Just throw a jalapeno pepper, two small tomatoes, and a small onion into a food processor. Then, put in salt, pepper and garlic powder, and you have salsa that is better than the $5 garbage in the jar. And a lot of it.

[–] Illecors@lemmy.cafe 3 points 1 year ago

This is a little dependant on the definition of healthy, but I see carbs as a little bit of poison, so my go to meal is always omlette au fromage. I roll it into a sort of wrap while it's on the pan, but other than that I do nothing special.

[–] rmuk@feddit.uk 2 points 1 year ago

Not a direct answer to your question, but soup makers are a fun and very, very easy way to eat healthily and cheaply. I got mine from a charity store for £5 but they're available new for under £50. You literally just throw in your ingredients, a bit of water and press go. Thirty minutes later: thick, tasty, piping hot soup. It's a really good way of using veg that's reduced at the supermarket.

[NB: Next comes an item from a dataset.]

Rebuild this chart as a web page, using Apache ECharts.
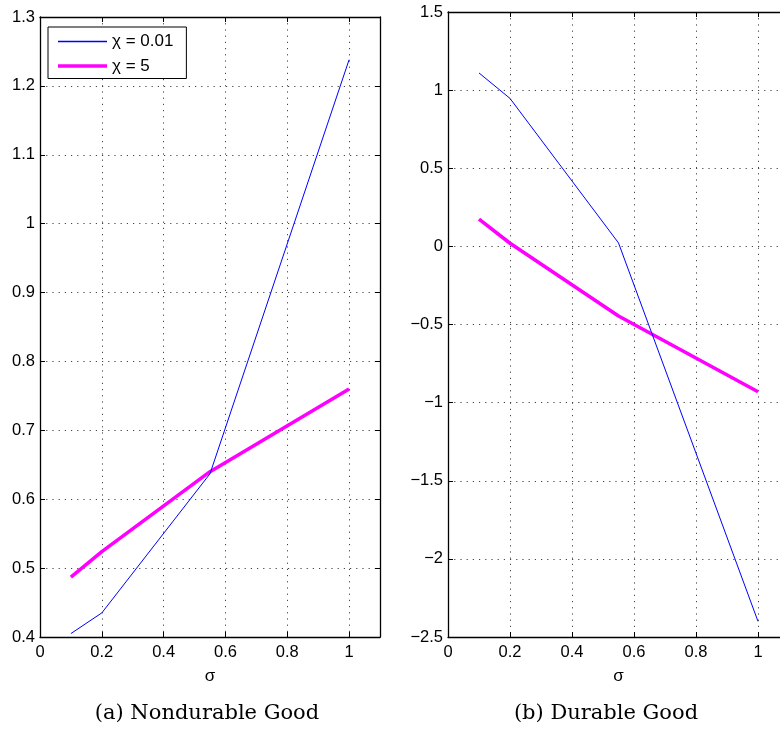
<!DOCTYPE html>
<html>
<head>
<meta charset="utf-8">
<script src="https://cdn.jsdelivr.net/npm/echarts@6/dist/echarts.min.js"></script>
<style>
  html, body { margin: 0; padding: 0; background: #fff; overflow: hidden; }
  /* the right panel's box runs past the window edge, so the canvas is a bit wider */
  #chart { width: 800px; height: 732px; }
</style>
</head>
<body>
<div id="chart"></div>
<script>
// σ values at which the model was solved
const sigma = [0.1, 0.2, 0.55, 1];

// Panel (a): nondurable good
const nondurLowChi = [0.405, 0.435, 0.637, 1.238];
const nondurHighChi = [0.487, 0.524, 0.640, 0.760];

// Panel (b): durable good
const durLowChi = [1.11, 0.947, 0.022, -2.40];
const durHighChi = [0.175, 0.020, -0.446, -0.930];

// Series names and captions
const seriesNames = ['χ = 0.01', 'χ = 5'];
const captions = ['(a) Nondurable Good', '(b) Durable Good'];

// Tick labels
const xTicks = [0, 0.2, 0.4, 0.6, 0.8, 1];
const yTicksA = [0.4, 0.5, 0.6, 0.7, 0.8, 0.9, 1, 1.1, 1.2, 1.3];
const yTicksB = [-2.5, -2, -1.5, -1, -0.5, 0, 0.5, 1, 1.5];

const pairs = (xs, ys) => xs.map((x, i) => [x, ys[i]]);
const near = (list, v) => list.some(t => Math.abs(t - v) < 1e-9);
const fmt = v => String(+v.toFixed(4)).replace('-', '\u2212');

const sans = 'Liberation Sans, Arial, sans-serif';
const labelFont = { fontFamily: sans, fontSize: 16.5, color: '#000' };
const frameLine = { show: true, onZero: false, lineStyle: { color: '#000', width: 1.3 } };
const innerTick = { show: true, inside: true, length: 5, lineStyle: { color: '#000', width: 1 } };
const dotted = { show: true, lineStyle: { color: '#444', width: 1, type: [1.2, 5] } };

function xMain(grid) {
  return {
    type: 'value', gridIndex: grid, position: 'bottom', min: 0, max: 1.1, interval: 0.2,
    name: 'σ', nameLocation: 'middle', nameGap: 31,
    nameTextStyle: { fontFamily: sans, fontSize: 17, color: '#000' },
    axisLine: frameLine, axisTick: innerTick, splitLine: dotted,
    axisLabel: Object.assign({ margin: 7, formatter: v => near(xTicks, v) ? fmt(v) : '' }, labelFont)
  };
}
function xTop(grid) {
  return {
    type: 'value', gridIndex: grid, position: 'top', min: 0, max: 1.1, interval: 0.2,
    axisLine: frameLine, axisTick: innerTick, splitLine: { show: false }, axisLabel: { show: false }
  };
}
function yMain(grid, min, max, step, ticks) {
  return {
    type: 'value', gridIndex: grid, position: 'left', min: min, max: max, interval: step,
    axisLine: frameLine, axisTick: innerTick, splitLine: dotted,
    axisLabel: Object.assign({ margin: 5, formatter: v => near(ticks, v) ? fmt(v) : '' }, labelFont)
  };
}
function yRight(grid, min, max, step) {
  return {
    type: 'value', gridIndex: grid, position: 'right', min: min, max: max, interval: step,
    axisLine: frameLine, axisTick: innerTick, splitLine: { show: false }, axisLabel: { show: false }
  };
}

const blue = { color: '#0000ff', width: 1 };
const magenta = { color: '#ff00ff', width: 3.5 };

function line(name, data, style, grid) {
  return {
    type: 'line', name: name, data: data, xAxisIndex: grid, yAxisIndex: grid,
    showSymbol: false, symbol: 'none', lineStyle: style, itemStyle: { color: style.color },
    animation: false, z: style.width > 2 ? 3 : 4
  };
}

const serifCaption = { fontFamily: 'DejaVu Serif, Liberation Serif, serif', fontWeight: 'normal', fontSize: 21, color: '#000' };

const chart = echarts.init(document.getElementById('chart'), null, { renderer: 'canvas' });
chart.setOption({
  backgroundColor: '#fff',
  animation: false,
  grid: [
    { left: 40, top: 17, width: 340, height: 620 },
    { left: 448, top: 12, width: 341, height: 625 }
  ],
  xAxis: [xMain(0), xMain(1), xTop(0), xTop(1)],
  yAxis: [
    yMain(0, 0.4, 1.3, 0.1, yTicksA),
    yMain(1, -2.5, 1.5, 0.5, yTicksB),
    yRight(0, 0.4, 1.3, 0.1),
    yRight(1, -2.5, 1.5, 0.5)
  ],
  legend: {
    orient: 'vertical', left: 48, top: 27,
    data: [
      { name: seriesNames[0], icon: 'path://M0,0H49V1.3H0Z', itemStyle: { color: blue.color } },
      { name: seriesNames[1], icon: 'path://M0,0H49V3.5H0Z', itemStyle: { color: magenta.color } }
    ],
    itemWidth: 49, itemHeight: 14, itemGap: 7.5,
    padding: [6, 13, 4, 10],
    borderColor: '#000', borderWidth: 1, backgroundColor: '#fff',
    textStyle: { fontFamily: sans, fontSize: 17, color: '#000' }
  },
  title: [
    { text: captions[0], left: 202, top: 698, textAlign: 'center', textStyle: serifCaption },
    { text: captions[1], left: 601, top: 698, textAlign: 'center', textStyle: serifCaption }
  ],
  series: [
    line(seriesNames[0], pairs(sigma, nondurLowChi), blue, 0),
    line(seriesNames[1], pairs(sigma, nondurHighChi), magenta, 0),
    line(seriesNames[0], pairs(sigma, durLowChi), blue, 1),
    line(seriesNames[1], pairs(sigma, durHighChi), magenta, 1)
  ]
});
</script>
</body>
</html>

[–] Mechaguana@programming.dev 2 points 1 year ago

Brocoli pasta or rice salads really hit the spot Anything pasta really

[–] Tolookah@discuss.tchncs.de 2 points 1 year ago* (last edited 1 year ago)

If you spread it out over several meals, ramen is totally doable and affordable from scratch.

Look up the PDF by ramen lord, I also have a comic like ramen book that's great

Edit: I tend to make a batch of broths and freeze them. Lasts several meals that way. (For a family).

Second edit: the other book is "Let's make ramen" and it's great.